Saturday, February 8, 2014

Reading in 2014 - Plastic

Plastic by Christopher Fowler

Plastic'June Cryer is a shopaholic suburban housewife trapped in a lousy marriage. After discovering her husband’s infidelity with her flight attendant neighbour, Hilary ‘Boarding From The Rear’ Cooper, she loses her home, her husband and her credit rating. • Then her best pal Lou offers a solution; a mutual friend needs someone reliable to act as caretaker in a spectacular London high-rise apartment. It’s just for the weekend, but there’s good money in it… Seizing the opportunity to escape, June moves into the penthouse only to find that there’s no electricity and the phones don’t work. She must flat-sit until the security system comes back on. When a terrified girl breaks into the flat and June makes the mistake of asking the neighbours for help, she finds herself embroiled in an escalating nightmare, trying to prove that a murderer exists. Over the next 24 hours she must survive on the streets without friends or money, solve an impossible crime, and fight off the urge to buy a new wardrobe.'


My rating: 3 of 5 stars

I didn't know how to rate this and wasn't sure if it was a 3 or a 4 star read.

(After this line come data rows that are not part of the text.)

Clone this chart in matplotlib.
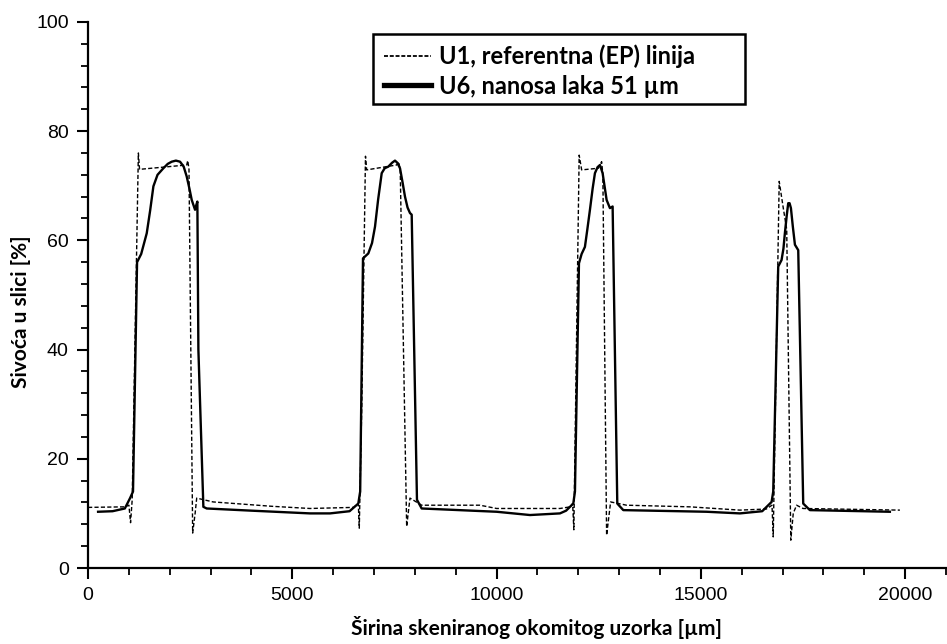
import matplotlib
matplotlib.use("Agg")
import matplotlib.pyplot as plt
from matplotlib.lines import Line2D
from matplotlib.patches import Rectangle
from matplotlib.ticker import MultipleLocator

# U1, referentna (EP) linija  (dashed)
x_u1 = [0, 900, 1000, 1040, 1080, 1231, 1260, 2414, 2440, 2470, 2560, 2620, 2659, 3059,
        4500, 5432, 6500, 6614, 6638, 6700, 6790, 6819, 7553, 7600, 7640, 7798, 7879, 8165,
        9592, 10000, 11550, 11800, 11860, 11890, 12020, 12081, 12488, 12570, 12600, 12692,
        12790, 13180, 14731, 15954, 16600, 16740, 16770, 16916, 17014, 17100, 17200, 17260,
        17341, 17500, 19870]
y_u1 = [11.1, 11.2, 11.5, 8.3, 12.5, 76.0, 73.0, 73.8, 74.6, 73.0, 6.4, 10.0, 12.8, 12.1,
        11.3, 10.9, 11.1, 11.8, 7.3, 30.0, 75.4, 72.9, 73.8, 74.4, 73.0, 7.6, 12.8, 11.5,
        11.5, 10.9, 10.9, 11.2, 11.8, 7.0, 75.6, 72.9, 73.2, 74.4, 72.0, 6.0,
        12.1, 11.5, 11.2, 10.6, 10.8, 11.5, 5.7, 70.8, 66.0, 62.0, 5.1, 10.0,
        11.5, 10.9, 10.6]

# U6, nanosa laka 51 um  (solid)
x_u6 = [245, 600, 900, 1028, 1100, 1199, 1300, 1436, 1520, 1599, 1700, 1843, 1950, 2047,
        2150, 2251, 2340, 2414, 2480, 2537, 2618, 2650, 2675, 2700, 2822, 2904, 4000, 5432,
        5922, 6400, 6614, 6660, 6729, 6859, 6950, 7023, 7100, 7187, 7260, 7349, 7440, 7512,
        7570, 7635, 7700, 7757, 7820, 7879, 7921, 8050, 8165, 10000, 10816, 11550, 11700,
        11876, 11917, 12015, 12080, 12161, 12220, 12284, 12350, 12406, 12470, 12529, 12594,
        12640, 12692, 12773, 12839, 12953, 13100, 15139, 15954, 16500, 16730, 16770, 16892,
        16974, 17020, 17055, 17100, 17137, 17170, 17203, 17250, 17301, 17382, 17504, 17667,
        19625]
y_u6 = [10.3, 10.4, 10.9, 12.8, 14.0, 56.0, 57.5, 61.3, 65.5, 69.9, 72.0, 73.2, 74.0, 74.4,
        74.6, 74.4, 73.5, 71.7, 69.5, 67.4, 65.6, 66.5, 67.1, 40.0, 11.2, 10.9, 10.5, 10.0,
        10.0, 10.4, 11.8, 14.0, 56.7, 57.6, 59.5, 62.5, 67.5, 72.3, 73.2, 73.5, 74.2, 74.6,
        74.2, 73.2, 70.5, 68.0, 66.0, 65.0, 64.7, 12.5, 10.9, 10.3, 9.7, 10.0, 10.5,
        11.8, 14.0, 55.8, 57.5, 58.8, 62.0, 65.6, 69.5, 72.3, 73.4, 73.8, 72.3,
        70.0, 67.4, 65.9, 66.2, 11.8, 10.6, 10.3, 10.0, 10.4, 12.1, 14.0, 55.2,
        56.4, 58.5, 61.3, 64.5, 66.8, 66.8, 65.9, 62.5, 59.2, 58.2, 11.8, 10.6,
        10.3]

label_u1 = "U1, referentna (EP) linija"
label_u6 = "U6, nanosa laka 51 \u00b5m"

fig = plt.figure(figsize=(9.47, 6.44), dpi=100)
ax = fig.add_axes([0.093, 0.118, 0.906, 0.848])

ax.plot(x_u1, y_u1, color="black", lw=1.0, linestyle=(0, (3, 1.6)))
ax.plot(x_u6, y_u6, color="black", lw=1.7)

ax.set_xlim(0, 21000)
ax.set_ylim(0, 100)
ax.xaxis.set_major_locator(MultipleLocator(5000))
ax.xaxis.set_minor_locator(MultipleLocator(1000))
ax.yaxis.set_major_locator(MultipleLocator(20))
ax.yaxis.set_minor_locator(MultipleLocator(4))

for s in ["top", "right"]:
    ax.spines[s].set_visible(False)
for s in ["left", "bottom"]:
    ax.spines[s].set_linewidth(1.6)

ax.tick_params(which="major", length=8, width=1.5, labelsize=14, pad=6)
ax.tick_params(which="minor", length=5, width=1.3)
for lab in ax.get_xticklabels() + ax.get_yticklabels():
    lab.set_family("Liberation Sans")

ax.set_xlabel("\u0160irina skeniranog okomitog uzorka [\u00b5m]", family="Lato",
              fontweight="bold", fontsize=15)
ax.xaxis.set_label_coords(0.523, -0.088)
ax.set_ylabel("Sivo\u0107a u slici [%]", family="Lato", fontweight="bold", fontsize=15)
ax.yaxis.set_label_coords(-0.066, 0.47)

# legend box (wider than its text, as in the original)
ax.add_patch(Rectangle((0.332, 0.85), 0.434, 0.128, transform=ax.transAxes,
                       facecolor="white", edgecolor="black", lw=1.8, zorder=4))
handles = [Line2D([], [], color="black", lw=1.3, linestyle=(0, (2.2, 1.0))),
           Line2D([], [], color="black", lw=3.8)]
leg = ax.legend(handles, [label_u1, label_u6], loc="upper left",
                bbox_to_anchor=(0.332, 0.978), frameon=False, handlelength=2.0,
                handletextpad=0.35, borderpad=0.45, labelspacing=0.28, borderaxespad=0,
                prop={"family": "Lato", "weight": "bold", "size": 17})
leg.set_zorder(5)

fig.savefig("out.png", dpi=100)
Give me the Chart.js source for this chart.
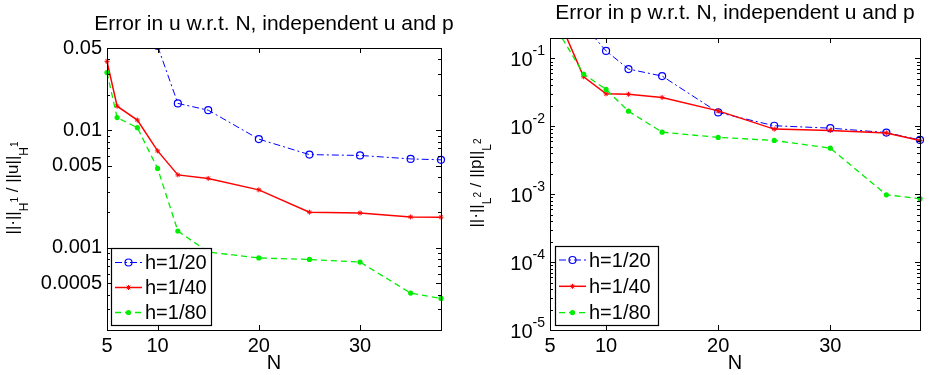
<!DOCTYPE html>
<html>
<head>
<meta charset="utf-8">
<script src="https://cdn.jsdelivr.net/npm/chart.js@4.4.1/dist/chart.umd.min.js"></script>
<style>
  body { margin: 0; background: #fff; }
  #wrap { position: relative; width: 931px; height: 375px; }
  #wrap canvas { position: absolute; top: 0; }
</style>
</head>
<body>
<div id="wrap">
  <canvas id="uplot" width="470" height="375" style="left:0"></canvas>
  <canvas id="pplot" width="461" height="375" style="left:470px"></canvas>
</div>
<script>
const nValues = [5, 6, 8, 10, 12, 15, 20, 25, 30, 35, 38];

// error in u (first blue points sit above the top of the axis)
const uErrH20 = [0.3, 0.15, 0.09, 0.052, 0.0169, 0.0148, 0.0084, 0.0062, 0.0061, 0.0057, 0.0056];
const uErrH40 = [0.0385, 0.016, 0.0122, 0.00667, 0.00417, 0.00389, 0.00311, 0.00201, 0.00198, 0.00183, 0.00182];
const uErrH80 = [0.0309, 0.0128, 0.0105, 0.00473, 0.00139, 0.00092, 0.00082, 0.000796, 0.000756, 0.000412, 0.000371];

// error in p
const pErrH20 = [0.9, 0.5, 0.31, 0.129, 0.0698, 0.055, 0.016, 0.0102, 0.0094, 0.0081, 0.0063];
const pErrH40 = [0.8, 0.31, 0.0537, 0.0301, 0.0297, 0.0266, 0.0169, 0.0091, 0.0087, 0.008, 0.0062];
const pErrH80 = [0.5, 0.21, 0.059, 0.035, 0.0167, 0.0082, 0.00687, 0.0062, 0.00477, 0.00098, 0.00086];

const seriesLabels = ['h=1/20', 'h=1/40', 'h=1/80'];
const xTicks = [5, 10, 20, 30];
const uTicks = [0.05, 0.01, 0.005, 0.001, 0.0005];
const pTicks = [1e-1, 1e-2, 1e-3, 1e-4, 1e-5];

const FONT = '"Liberation Sans", Arial, Helvetica, sans-serif';
Chart.defaults.font.family = FONT;
Chart.defaults.color = '#000';

const main = t => ({ text: t, size: 17, dy: 0 });
const sub = t => ({ text: t, size: 12, dy: 10 });
const sup = t => ({ text: t, size: 10, dy: 0 });

function makeDatasets(s20, s40, s80) {
  const pts = arr => arr.map((y, i) => ({ x: nValues[i], y: y }));
  const clip = { left: 6, right: 6, top: 0, bottom: 0 };
  return [
    {
      label: seriesLabels[0], data: pts(s20), order: 3, clip: clip,
      borderColor: '#0000ff', borderWidth: 1, borderDash: [7, 3, 2, 3],
      pointStyle: 'circle', pointRadius: 3.5, pointBorderWidth: 1.2,
      pointBorderColor: '#0000ff', pointBackgroundColor: 'rgba(0,0,0,0)'
    },
    {
      label: seriesLabels[1], data: pts(s40), order: 2, clip: clip,
      borderColor: '#ff0000', borderWidth: 1.5,
      pointStyle: 'star', pointRadius: 2.5, pointBorderWidth: 1,
      pointBorderColor: '#ff0000', pointBackgroundColor: '#ff0000'
    },
    {
      label: seriesLabels[2], data: pts(s80), order: 1, clip: clip,
      borderColor: '#00ee00', borderWidth: 1.3, borderDash: [6, 4],
      pointStyle: 'circle', pointRadius: 2.6, pointBorderWidth: 0,
      pointBorderColor: '#00ee00', pointBackgroundColor: '#00ee00'
    }
  ];
}

function drawRotatedLabel(ctx, parts, x, cy) {
  ctx.save();
  ctx.translate(x, cy);
  ctx.rotate(-Math.PI / 2);
  let total = 0;
  parts.forEach(p => {
    ctx.font = p.size + 'px ' + FONT;
    p.w = ctx.measureText(p.text).width;
    total += p.w;
  });
  let cx = -total / 2;
  ctx.fillStyle = '#000';
  ctx.textBaseline = 'alphabetic';
  parts.forEach(p => {
    ctx.font = p.size + 'px ' + FONT;
    ctx.fillText(p.text, cx, p.dy);
    cx += p.w;
  });
  ctx.restore();
}

// box, inward ticks, title, legend and y label drawn the matlab way
const matlabFrame = {
  id: 'matlabFrame',
  afterDraw(chart, args, opts) {
    const ctx = chart.ctx;
    const a = chart.chartArea;
    const xs = chart.scales.x, ys = chart.scales.y;
    ctx.save();
    ctx.strokeStyle = '#000';
    ctx.lineWidth = 1;
    ctx.setLineDash([]);
    ctx.beginPath();
    xs.ticks.forEach(t => {
      const px = Math.round(xs.getPixelForValue(t.value)) + 0.5;
      ctx.moveTo(px, a.bottom); ctx.lineTo(px, a.bottom - 5);
      ctx.moveTo(px, a.top); ctx.lineTo(px, a.top + 5);
    });
    ys.ticks.forEach(t => {
      const py = Math.round(ys.getPixelForValue(t.value)) + 0.5;
      ctx.moveTo(a.left, py); ctx.lineTo(a.left + 5, py);
      ctx.moveTo(a.right, py); ctx.lineTo(a.right - 5, py);
    });
    const e0 = Math.floor(Math.log10(ys.min)), e1 = Math.ceil(Math.log10(ys.max));
    for (let e = e0; e <= e1; e++) {
      for (let k = 2; k <= 9; k++) {
        const v = k * Math.pow(10, e);
        if (v < ys.min || v > ys.max) continue;
        if (ys.ticks.some(t => Math.abs(t.value - v) / v < 1e-6)) continue;
        const py = Math.round(ys.getPixelForValue(v)) + 0.5;
        ctx.moveTo(a.left, py); ctx.lineTo(a.left + 3, py);
        ctx.moveTo(a.right, py); ctx.lineTo(a.right - 3, py);
      }
    }
    ctx.stroke();
    ctx.strokeRect(Math.round(a.left) + 0.5, Math.round(a.top) + 0.5,
      Math.round(a.right) - Math.round(a.left), Math.round(a.bottom) - Math.round(a.top));

    // title, centred over the axes
    ctx.fillStyle = '#000';
    ctx.font = '21px ' + FONT;
    ctx.textAlign = 'center';
    ctx.textBaseline = 'middle';
    ctx.fillText(opts.title, (a.left + a.right) / 2, opts.titleY);

    // power-of-ten tick labels
    if (opts.powerTicks) {
      ys.ticks.forEach(t => {
        const py = ys.getPixelForValue(t.value);
        const ex = Math.round(Math.log10(t.value));
        const supText = '-' + Math.abs(ex);
        ctx.font = '14px ' + FONT;
        const sw = ctx.measureText(supText).width;
        const right = a.left - 5;
        ctx.textAlign = 'left';
        ctx.textBaseline = 'alphabetic';
        ctx.fillText(supText, right - sw, py - 3);
        ctx.font = '20px ' + FONT;
        ctx.textAlign = 'right';
        ctx.textBaseline = 'middle';
        ctx.fillText('10', right - sw, py + 2);
      });
    }

    // legend
    const lg = opts.legend;
    const bx = a.left + lg.dx, by = a.bottom - lg.dy - lg.h;
    ctx.fillStyle = '#fff';
    ctx.fillRect(bx, by, lg.w, lg.h);
    ctx.strokeStyle = '#000';
    ctx.lineWidth = 1.2;
    ctx.strokeRect(Math.round(bx) + 0.5, Math.round(by) + 0.5, lg.w, lg.h);
    chart.data.datasets.forEach((ds, i) => {
      const y = by + lg.first + i * lg.row;
      ctx.save();
      ctx.strokeStyle = ds.borderColor;
      ctx.lineWidth = ds.borderWidth;
      ctx.setLineDash(ds.borderDash || []);
      ctx.beginPath();
      ctx.moveTo(bx + 4, y); ctx.lineTo(bx + 31, y);
      ctx.stroke();
      ctx.setLineDash([]);
      ctx.fillStyle = ds.pointBackgroundColor;
      ctx.strokeStyle = ds.pointBorderColor;
      ctx.lineWidth = ds.pointBorderWidth;
      Chart.helpers.drawPoint(ctx, {
        pointStyle: ds.pointStyle, rotation: 0,
        radius: ds.pointRadius, borderWidth: ds.pointBorderWidth
      }, bx + 17.5, y);
      ctx.restore();
      ctx.fillStyle = '#000';
      ctx.font = '20px ' + FONT;
      ctx.textAlign = 'left';
      ctx.textBaseline = 'middle';
      ctx.fillText(ds.label, bx + 34, y + 1);
    });

    drawRotatedLabel(ctx, opts.yLabel, opts.labelX, opts.labelY);
    ctx.restore();
  }
};

function makeChart(id, cfg) {
  return new Chart(document.getElementById(id), {
    type: 'line',
    data: { datasets: cfg.datasets },
    plugins: [matlabFrame],
    options: {
      responsive: false,
      animation: false,
      devicePixelRatio: 1,
      layout: { padding: { left: 0, right: cfg.padRight, top: cfg.padTop, bottom: 0 } },
      plugins: {
        legend: { display: false },
        tooltip: { enabled: false },
        title: { display: false },
        matlabFrame: cfg.frame
      },
      scales: {
        x: {
          type: 'linear', min: 5, max: 38,
          grid: { display: false, drawTicks: false },
          border: { display: false },
          afterBuildTicks: s => { s.ticks = xTicks.map(v => ({ value: v })); },
          afterFit: s => { s.height = 45; },
          ticks: { font: { size: 20 }, padding: 4, maxRotation: 0, callback: v => String(v) },
          title: { display: true, text: 'N', font: { size: 20 }, padding: { top: 0, bottom: 0 } }
        },
        y: {
          type: 'logarithmic', min: cfg.yMin, max: cfg.yMax,
          grid: { display: false, drawTicks: false },
          border: { display: false },
          afterBuildTicks: s => { s.ticks = cfg.yTicks.map(v => ({ value: v })); },
          afterFit: s => { s.width = cfg.yWidth; },
          ticks: { display: cfg.showYTicks, font: { size: 20 }, padding: 5, callback: v => String(v) }
        }
      }
    }
  });
}

makeChart('uplot', {
  datasets: makeDatasets(uErrH20, uErrH40, uErrH80),
  padTop: 48, padRight: 29, yWidth: 107,
  yMin: 0.0002, yMax: 0.05, yTicks: uTicks, showYTicks: true,
  frame: {
    title: 'Error in u w.r.t. N, independent u and p', titleY: 24,
    powerTicks: false,
    legend: { dx: 4, dy: 5, w: 100, h: 77, first: 14.5, row: 25 },
    yLabel: [main('||\u00b7||'), sub('H'), sup('1'), main(' / ||u||'), sub('H'), sup('1')],
    labelX: 18, labelY: 188
  }
});

makeChart('pplot', {
  datasets: makeDatasets(pErrH20, pErrH40, pErrH80),
  padTop: 38, padRight: 11, yWidth: 80,
  yMin: 1e-5, yMax: 0.2, yTicks: pTicks, showYTicks: false,
  frame: {
    title: 'Error in p w.r.t. N, independent u and p', titleY: 13.5,
    powerTicks: true,
    legend: { dx: 5, dy: 5, w: 103, h: 79, first: 14, row: 26.3 },
    yLabel: [main('||\u00b7||'), sub('L'), sup('2'), main(' / ||p||'), sub('L'), sup('2')],
    labelX: 11, labelY: 183
  }
});
</script>
</body>
</html>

This is my first Christopher Fowler book and I picked it up off the 'New books' stand at the local library because the blurb on the back was interesting.

It is a crime thriller but I guess it is also poking fun at the genre in some ways, with a clever take on character and plot. I thought it was a bit far fetched - but then no more so than many of the political thrillers I've read that make you wonder about the dark side of life portrayed in these stories and question the reality of your own sheltered, comfortable life. Or is that just me?

The plot does get a little confusing and I had to go back and re-read chapter one after I finished, just to get things straight in my mind.

I enjoyed it and there are some rather pithy observations of relationships and how people compensate for dissatisfaction with their lives by engaging in self-destructive behaviour rather than fixing the problem. It is also a story about coming-of-age or self-actualisation with a lead character who realises that she has been existing in a vacuum of her own making, rather than living. Hell of a way to make that discovery though!